Bill Moseley wrote:
I have a utf-8 file that uses the unicode line separator. Not
something I've come across very often. In utf-8 the sequence is:
0xE2 0x80 0xA8 (e280a8)
In a uxterm vim correctly reads (and sets) the file encoding as utf8
(there's no BOM on the file), but the U-2028 character is displayed
as an un-displayable character and not displayed as a new line.
That is, all the text is displayed as a single line.
Can anyone educate me a bit on the use of the Line Separator character
and if or how it can be supported in Vim?
I'm having other problems -- such as the Perl script that is reading
this file doesn't see the character as a new line (although it does
see it as a matching a \s regular expression.
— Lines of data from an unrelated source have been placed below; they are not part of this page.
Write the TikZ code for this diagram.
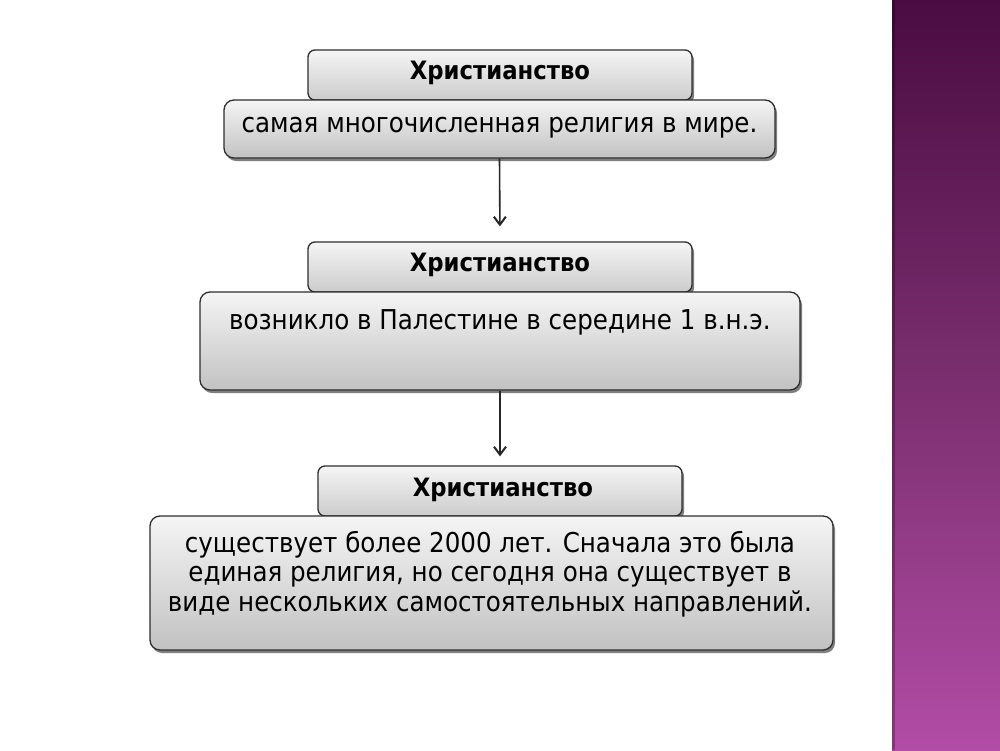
\documentclass[tikz,border=0pt]{standalone}
\usepackage{fontspec}
\setmainfont{DejaVu Sans Condensed}
\usetikzlibrary{shadows,arrows.meta}
\definecolor{edge}{HTML}{2E2E2E}
\definecolor{bartop}{HTML}{4A0C42}
\definecolor{barmid}{HTML}{7A2E6E}
\definecolor{barbot}{HTML}{B24CA6}
\tikzset{
  boxbase/.style={draw=edge, line width=1.3pt, inner sep=0pt,
    drop shadow={shadow xshift=2pt, shadow yshift=-3pt, opacity=0.5, fill=black}},
  headbox/.style={boxbase, rounded corners=7pt, top color=white!96!black, bottom color=white!80!black},
  headtext/.style={inner sep=0pt, font=\fontsize{25.3}{28}\selectfont\bfseries},
  bodybox/.style={boxbase, rounded corners=10pt, top color=white!96!black, bottom color=white!76!black},
  bodytext/.style={inner sep=0pt, align=center, font=\fontsize{27.3}{29.5}\selectfont},
  conn/.style={draw=black!85, line width=1.6pt, -{Straight Barb[length=8pt,width=12pt,line width=2pt]}}
}
\begin{document}
\begin{tikzpicture}[x=1pt,y=-1pt]
\useasboundingbox (0,0) rectangle (1000,750);
\fill[white] (0,0) rectangle (1000,750);
\shade[top color=bartop, bottom color=barbot, middle color=barmid] (892,0) rectangle (1000,750);
\fill[black, opacity=0.25] (892,0) rectangle (895,750);

% box 1
\node[headbox, minimum width=384, minimum height=50] (h1) at (500,75) {};
\node[bodybox, minimum width=551, minimum height=58] (b1) at (499.5,129) {};
\node[headtext] (t1) at (500,73) {Христианство};
\node[bodytext] (s1) at (499.5,128) {самая многочисленная религия в мире.};

% box 2
\node[headbox, minimum width=384, minimum height=50] (h2) at (500,267) {};
\node[bodybox, minimum width=600, minimum height=98] (b2) at (500,341) {};
\node[headtext] (t2) at (500,265) {Христианство};
\node[bodytext] (s2) at (500,322) {возникло в Палестине в середине 1 в.н.э.};

% box 3
\node[headbox, minimum width=364, minimum height=50] (h3) at (500,491) {};
\node[bodybox, minimum width=683, minimum height=134] (b3) at (491.5,583) {};
\node[headtext] (t3) at (503,490) {Христианство};
\node[bodytext, anchor=north] (s3) at (490,531) {существует более 2000 лет. Сначала это была\\единая религия, но сегодня она существует в\\виде нескольких самостоятельных направлений.};

% connectors
\draw[conn, shorten >=15pt] (b1.south) -- (h2.north);
\draw[conn, shorten >=9pt] (b2.south) -- (h3.north);
\end{tikzpicture}
\end{document}
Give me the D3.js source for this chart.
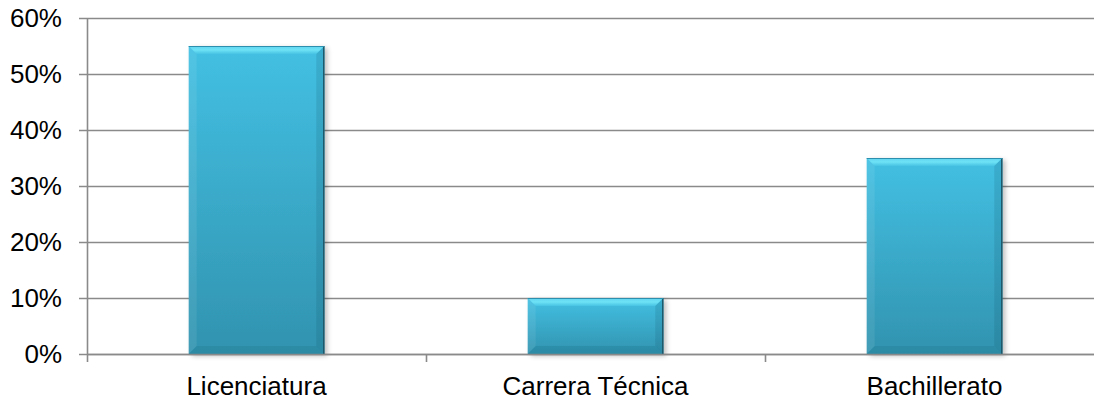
<!DOCTYPE html>
<html>
<head>
<meta charset="utf-8">
<script src="https://cdn.jsdelivr.net/npm/d3@7"></script>
<style>
  html, body { margin: 0; padding: 0; background: #fff; }
  svg { display: block; }
  text { font-family: "Liberation Sans", Arial, sans-serif; fill: #000; }
</style>
</head>
<body>
<svg id="chart" width="1094" height="400"></svg>
<script>
// Education level shares
const categories = ["Licenciatura", "Carrera Técnica", "Bachillerato"];
const values = [55, 10, 35];
const yTicks = [0, 10, 20, 30, 40, 50, 60];

const svg = d3.select("#chart");
const margin = { left: 87, right: -10, top: 18, bottom: 46 };
const W = 1094, H = 400;

const x = d3.scaleBand()
  .domain(categories)
  .range([margin.left, W - margin.right])
  .paddingInner(0.6)
  .paddingOuter(0.3);

const y = d3.scaleLinear()
  .domain([0, 60])
  .range([H - margin.bottom, margin.top]);

const defs = svg.append("defs");

const body = defs.append("linearGradient").attr("id", "barBody")
  .attr("x1", 0).attr("y1", 0).attr("x2", 0).attr("y2", 1);
body.append("stop").attr("offset", "0%").attr("stop-color", "#43C0E3");
body.append("stop").attr("offset", "100%").attr("stop-color", "#3193AF");

const topG = defs.append("linearGradient").attr("id", "bevelTop")
  .attr("x1", 0).attr("y1", 0).attr("x2", 0).attr("y2", 1);
topG.append("stop").attr("offset", "0%").attr("stop-color", "#5ED4EE");
topG.append("stop").attr("offset", "50%").attr("stop-color", "#6EE2F6");
topG.append("stop").attr("offset", "100%").attr("stop-color", "#47C3E4");

const shadow = defs.append("filter").attr("id", "barShadow")
  .attr("x", "-10%").attr("y", "-10%").attr("width", "125%").attr("height", "125%");
shadow.append("feGaussianBlur").attr("in", "SourceAlpha").attr("stdDeviation", 2.5);
shadow.append("feOffset").attr("dx", 3).attr("dy", 2).attr("result", "off");
shadow.append("feComponentTransfer").append("feFuncA").attr("type", "linear").attr("slope", 0.25);
const merge = shadow.append("feMerge");
merge.append("feMergeNode");
merge.append("feMergeNode").attr("in", "SourceGraphic");

// Gridlines with left tick stubs
svg.append("g").selectAll("line.grid")
  .data(yTicks)
  .join("line")
  .attr("x1", margin.left - 8)
  .attr("x2", W)
  .attr("y1", d => Math.round(y(d)) + 0.5)
  .attr("y2", d => Math.round(y(d)) + 0.5)
  .attr("stroke", "#8a8a8a")
  .attr("stroke-width", 1.6);

// Y tick labels
svg.append("g").selectAll("text.ylab")
  .data(yTicks)
  .join("text")
  .attr("x", 62)
  .attr("y", d => y(d))
  .attr("dy", "0.35em")
  .attr("text-anchor", "end")
  .attr("font-size", 26)
  .text(d => d + "%");

// Vertical axis line
svg.append("line")
  .attr("x1", margin.left + 0.5).attr("x2", margin.left + 0.5)
  .attr("y1", y(60)).attr("y2", y(0) + 8)
  .attr("stroke", "#8a8a8a").attr("stroke-width", 1.6);

// Category boundary ticks below the baseline
const catWidth = (W - margin.right - margin.left) / categories.length;
const bounds = categories.slice(1).map((c, i) => margin.left + (i + 1) * catWidth);
svg.append("g").selectAll("line.xt")
  .data(bounds)
  .join("line")
  .attr("x1", d => Math.round(d) + 0.5).attr("x2", d => Math.round(d) + 0.5)
  .attr("y1", y(0)).attr("y2", y(0) + 8)
  .attr("stroke", "#8a8a8a").attr("stroke-width", 1.6);

// Bars with bevel
const bw = x.bandwidth();
const bev = 8;
const bars = svg.append("g").selectAll("g.bar")
  .data(categories.map((c, i) => ({ c, v: values[i] })))
  .join("g")
  .attr("class", "bar");

bars.each(function(d) {
  const g = d3.select(this);
  const x0 = x(d.c), x1 = x0 + bw;
  const y0 = y(d.v), y1 = y(0);
  const b = Math.min(bev, (y1 - y0) / 3);

  g.append("rect")
    .attr("x", x0).attr("y", y0).attr("width", bw).attr("height", y1 - y0)
    .attr("fill", "url(#barBody)")
    .attr("filter", "url(#barShadow)");

  // top bevel
  g.append("polygon")
    .attr("points", [[x0, y0], [x1, y0], [x1 - b, y0 + b], [x0 + b, y0 + b]].join(" "))
    .attr("fill", "url(#bevelTop)");
  // left bevel
  g.append("polygon")
    .attr("points", [[x0, y0], [x0 + b, y0 + b], [x0 + b, y1 - b], [x0, y1]].join(" "))
    .attr("fill", "#ffffff").attr("fill-opacity", 0.08);
  // right bevel
  g.append("polygon")
    .attr("points", [[x1, y0], [x1, y1], [x1 - b, y1 - b], [x1 - b, y0 + b]].join(" "))
    .attr("fill", "#0c4a5e").attr("fill-opacity", 0.15);
  // bottom bevel
  g.append("polygon")
    .attr("points", [[x0, y1], [x1, y1], [x1 - b, y1 - b], [x0 + b, y1 - b]].join(" "))
    .attr("fill", "#0c4a5e").attr("fill-opacity", 0.12);
  // dark right edge
  g.append("line")
    .attr("x1", x1 - 0.5).attr("x2", x1 - 0.5).attr("y1", y0).attr("y2", y1)
    .attr("stroke", "#1d5668").attr("stroke-width", 1.5);
  // dark top edge
  g.append("line")
    .attr("x1", x0).attr("x2", x1).attr("y1", y0 + 0.5).attr("y2", y0 + 0.5)
    .attr("stroke", "#2c8fae").attr("stroke-width", 1);
});

// Redraw baseline over bar bottoms
svg.append("line")
  .attr("x1", margin.left).attr("x2", W)
  .attr("y1", Math.round(y(0)) + 0.5).attr("y2", Math.round(y(0)) + 0.5)
  .attr("stroke", "#8a8a8a").attr("stroke-width", 1.6);

// Category labels
svg.append("g").selectAll("text.xlab")
  .data(categories)
  .join("text")
  .attr("x", d => x(d) + bw / 2)
  .attr("y", 395)
  .attr("text-anchor", "middle")
  .attr("font-size", 26)
  .text(d => d);
</script>
</body>
</html>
I may be wrong, but IIUC this codepoint plays the same role as the HTML <br>
tag: it does not define an "end of line" in the text file which contains it,
but it means that, when rendered typographically, as in a browser or a WYSIWYG
editor (neither of which Vim is, or tries to mimic), the rendered output must
have a linebreak at this point.
IOW: I think it's a feature, not a bug.
You can add a linebreak after every occurrence of that codepoint by using
:exe "%s/\<Char-0x2028>/" . '\0\r/g'
Note that I intentionally use double quotes in the first part and single
quotes in the second part.
Best regards,
Tony.
--
It is said that the lonely eagle flies to the mountain peaks while the
lowly ant crawls the ground, but cannot the soul of the ant soar as
high as the eagle?